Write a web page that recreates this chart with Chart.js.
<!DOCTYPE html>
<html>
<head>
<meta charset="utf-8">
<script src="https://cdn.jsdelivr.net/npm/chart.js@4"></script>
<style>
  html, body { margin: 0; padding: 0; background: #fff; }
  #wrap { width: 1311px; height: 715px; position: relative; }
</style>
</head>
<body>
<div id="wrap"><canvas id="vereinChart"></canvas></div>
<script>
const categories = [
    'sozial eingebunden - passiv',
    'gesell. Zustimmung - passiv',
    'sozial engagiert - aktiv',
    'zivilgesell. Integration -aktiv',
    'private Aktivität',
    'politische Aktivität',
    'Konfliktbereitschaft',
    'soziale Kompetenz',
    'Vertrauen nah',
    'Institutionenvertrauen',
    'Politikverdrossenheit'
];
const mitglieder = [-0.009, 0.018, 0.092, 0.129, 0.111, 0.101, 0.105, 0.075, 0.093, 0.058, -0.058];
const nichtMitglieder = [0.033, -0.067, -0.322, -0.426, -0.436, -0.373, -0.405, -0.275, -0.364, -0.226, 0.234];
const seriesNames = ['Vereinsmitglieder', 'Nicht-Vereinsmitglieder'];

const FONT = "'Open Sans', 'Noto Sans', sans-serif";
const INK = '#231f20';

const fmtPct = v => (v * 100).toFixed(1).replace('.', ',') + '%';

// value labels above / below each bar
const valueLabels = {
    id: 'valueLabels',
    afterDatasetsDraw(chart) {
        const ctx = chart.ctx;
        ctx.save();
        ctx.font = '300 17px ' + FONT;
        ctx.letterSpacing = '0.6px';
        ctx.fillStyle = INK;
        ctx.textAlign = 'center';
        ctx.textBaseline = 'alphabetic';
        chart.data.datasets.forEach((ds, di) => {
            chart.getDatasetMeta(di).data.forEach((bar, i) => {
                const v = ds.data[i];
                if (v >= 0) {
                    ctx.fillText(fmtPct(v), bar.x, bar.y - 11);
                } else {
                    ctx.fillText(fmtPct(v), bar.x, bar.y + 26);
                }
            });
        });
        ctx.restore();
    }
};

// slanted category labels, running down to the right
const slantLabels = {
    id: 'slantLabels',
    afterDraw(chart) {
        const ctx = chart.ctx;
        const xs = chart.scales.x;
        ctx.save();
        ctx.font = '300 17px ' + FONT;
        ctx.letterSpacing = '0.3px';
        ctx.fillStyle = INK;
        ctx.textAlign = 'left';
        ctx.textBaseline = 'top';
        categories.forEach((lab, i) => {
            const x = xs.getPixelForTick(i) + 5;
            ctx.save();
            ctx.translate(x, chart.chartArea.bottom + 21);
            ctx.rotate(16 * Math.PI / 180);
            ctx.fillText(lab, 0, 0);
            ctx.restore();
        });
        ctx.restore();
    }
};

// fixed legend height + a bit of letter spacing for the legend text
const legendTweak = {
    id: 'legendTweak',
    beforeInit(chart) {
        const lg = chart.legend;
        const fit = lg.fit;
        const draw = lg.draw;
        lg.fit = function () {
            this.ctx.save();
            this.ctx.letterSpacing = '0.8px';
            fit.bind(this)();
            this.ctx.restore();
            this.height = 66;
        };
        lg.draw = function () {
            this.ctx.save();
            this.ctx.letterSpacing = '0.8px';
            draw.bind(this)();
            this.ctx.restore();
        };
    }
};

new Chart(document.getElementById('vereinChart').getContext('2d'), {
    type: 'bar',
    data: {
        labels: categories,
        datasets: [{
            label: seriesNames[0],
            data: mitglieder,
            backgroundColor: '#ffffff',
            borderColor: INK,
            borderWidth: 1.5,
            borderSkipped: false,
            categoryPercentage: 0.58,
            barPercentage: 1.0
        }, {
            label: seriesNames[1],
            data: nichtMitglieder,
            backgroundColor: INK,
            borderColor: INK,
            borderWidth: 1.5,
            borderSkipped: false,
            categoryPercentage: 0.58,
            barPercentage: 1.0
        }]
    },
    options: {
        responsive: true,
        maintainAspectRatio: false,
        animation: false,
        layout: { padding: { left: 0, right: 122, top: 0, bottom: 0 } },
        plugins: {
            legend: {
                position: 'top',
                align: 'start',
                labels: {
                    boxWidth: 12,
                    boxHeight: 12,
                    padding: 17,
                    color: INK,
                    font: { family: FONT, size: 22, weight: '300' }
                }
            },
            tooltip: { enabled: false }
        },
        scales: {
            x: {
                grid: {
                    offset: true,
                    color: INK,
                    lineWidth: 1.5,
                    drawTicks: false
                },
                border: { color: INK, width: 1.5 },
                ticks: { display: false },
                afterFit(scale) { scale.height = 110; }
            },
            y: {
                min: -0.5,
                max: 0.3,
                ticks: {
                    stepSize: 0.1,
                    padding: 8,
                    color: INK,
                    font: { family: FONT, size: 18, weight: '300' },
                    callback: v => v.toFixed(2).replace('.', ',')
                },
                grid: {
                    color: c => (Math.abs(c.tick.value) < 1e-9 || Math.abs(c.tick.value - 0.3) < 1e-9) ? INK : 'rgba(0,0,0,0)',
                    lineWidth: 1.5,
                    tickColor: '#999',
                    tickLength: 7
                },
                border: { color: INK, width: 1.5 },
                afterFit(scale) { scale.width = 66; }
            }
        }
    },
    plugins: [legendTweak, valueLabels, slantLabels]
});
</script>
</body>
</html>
• • • • •
_THE REQUEST_.
Scan the material for lines with the word "this", and copy each line you find.

_ANSWER IN FULL_.
Write a web page that recreates this chart with Chart.js.
            this.ctx.save();
            this.ctx.letterSpacing = '0.8px';
            fit.bind(this)();
            this.ctx.restore();
            this.height = 66;
            this.ctx.save();
            this.ctx.letterSpacing = '0.8px';
            draw.bind(this)();
            this.ctx.restore();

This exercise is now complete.